With very few fires, and not much gun-fire, voters in the city should get "fired-up" about the flagrant obligations burning away the city's once and future funding. Big money goes to city leaders, who do not oversee much. In a subtle attempt to stifle Bobko's protests, empty investigations into Bobko's legal address, along with an intimidating union presence at city council meetings (aside from the occasional catwalk) have turned this budget battle into a personal drama as well as a battleground microcosm of the bigger battles ahead in California and many states in the country.
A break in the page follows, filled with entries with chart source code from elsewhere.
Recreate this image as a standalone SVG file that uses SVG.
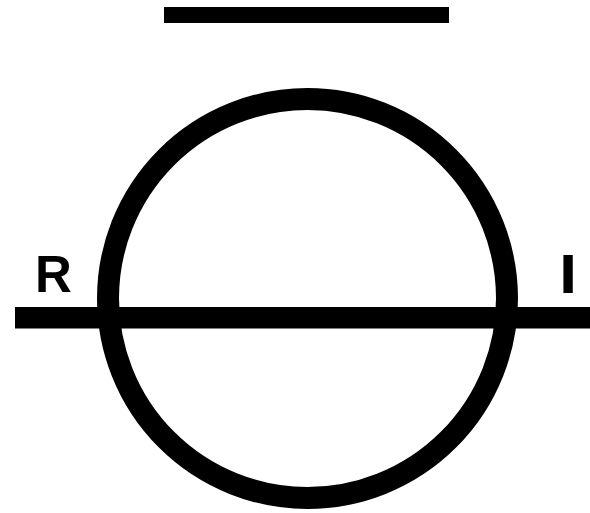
<svg xmlns="http://www.w3.org/2000/svg" width="590" height="513" viewBox="0 0 590 513">
<style>
.lbl{font-family:"Liberation Sans",Arial,sans-serif;font-weight:bold;font-size:51px;fill:#000}
</style>
<rect width="590" height="513" fill="#fff"/>
<g id="shapes">
<rect id="topbar" x="164" y="7" width="285" height="16" fill="#000"/>
<circle id="circle" cx="307.5" cy="298.5" r="199.5" fill="none" stroke="#000" stroke-width="22"/>
<rect id="axis" x="15" y="307" width="575" height="21.5" fill="#000"/>
</g>
<g id="labels">
<text class="lbl" x="35" y="292">R</text>
<text class="lbl" x="561" y="291.5" stroke="#000" stroke-width="2">I</text>
</g>
</svg>
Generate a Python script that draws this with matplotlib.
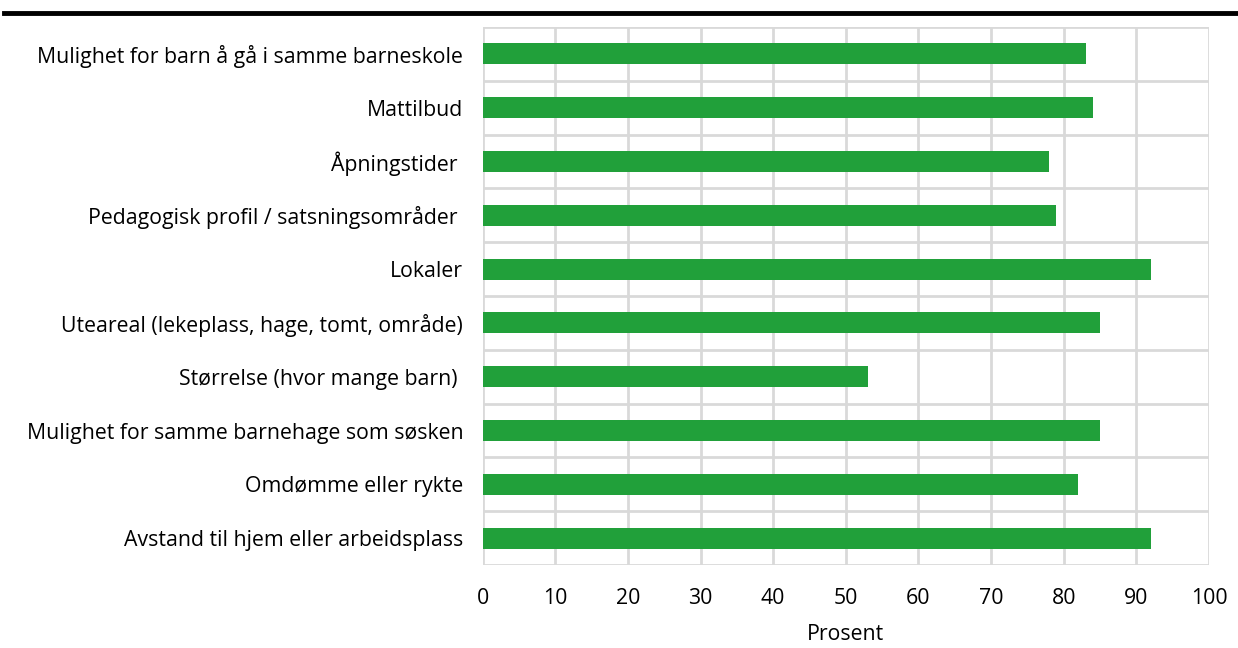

While the Beatles were singing "Lovely Rita, Meter Maid!", the taxpayers, and the civic activists throughout the Beach Cities, may start singing another tune if Hermosa Beach city leaders do not take down these entitlement obligations.
The more egregious element of public worker pension problems centers on Hermosa's "elite" meter maid service. An employee checking the parking meters can earn up to $95,000 a year, while hard-pressed teachers of the Hermosa Beach City School District, who are taking on more students with fewer resources, take home $43,000 for their first year. After seventeen years, plus a Masters Degree and thirty semester units, an HBCSD teacher can earn $82,000: still less than a meter maid. Not so lovely.
Perhaps Hermosa Beach should contract all its city service to Los Angeles County, and let that government fund future pension obligations. Bobko and colleagues had suggested that Hermosa Beach contract out the meter maids, but tears and drama about the trauma over the fate of the "family of employees", hushed that up that option. Desperate times may call for desperate measures. City leaders could recruit volunteer police and fire from retirement homes, since they could serve the city for a stipend without the excessive entitlement costs.
If Hermosa Beach turns into a chartered city and breaks away from the state pension system, the city would have more freedom to negotiate pension liabilities. If city leaders explain effectively to residents the long-term consequences should the city refuse to act, then the leadership can float an voter initiative, just as San Jose and San Diego voters did, and enact pension reform through the ballot box. No matter what route HermosaBeach takes, nothing could be more "un"-lovey than meter maids getting big payouts, while teachers do without, and taxpayers in the city scramble for a way out of the long-term debt burden.
Everyone loves "Lovely Meter Maids", but they should not come with so unlovely a cost to Hermosa Beach taxpayers. This battle cannot rest on piece-meal reforms, but comprehensive structural changes which maintain law and order without bankrupting an entire city.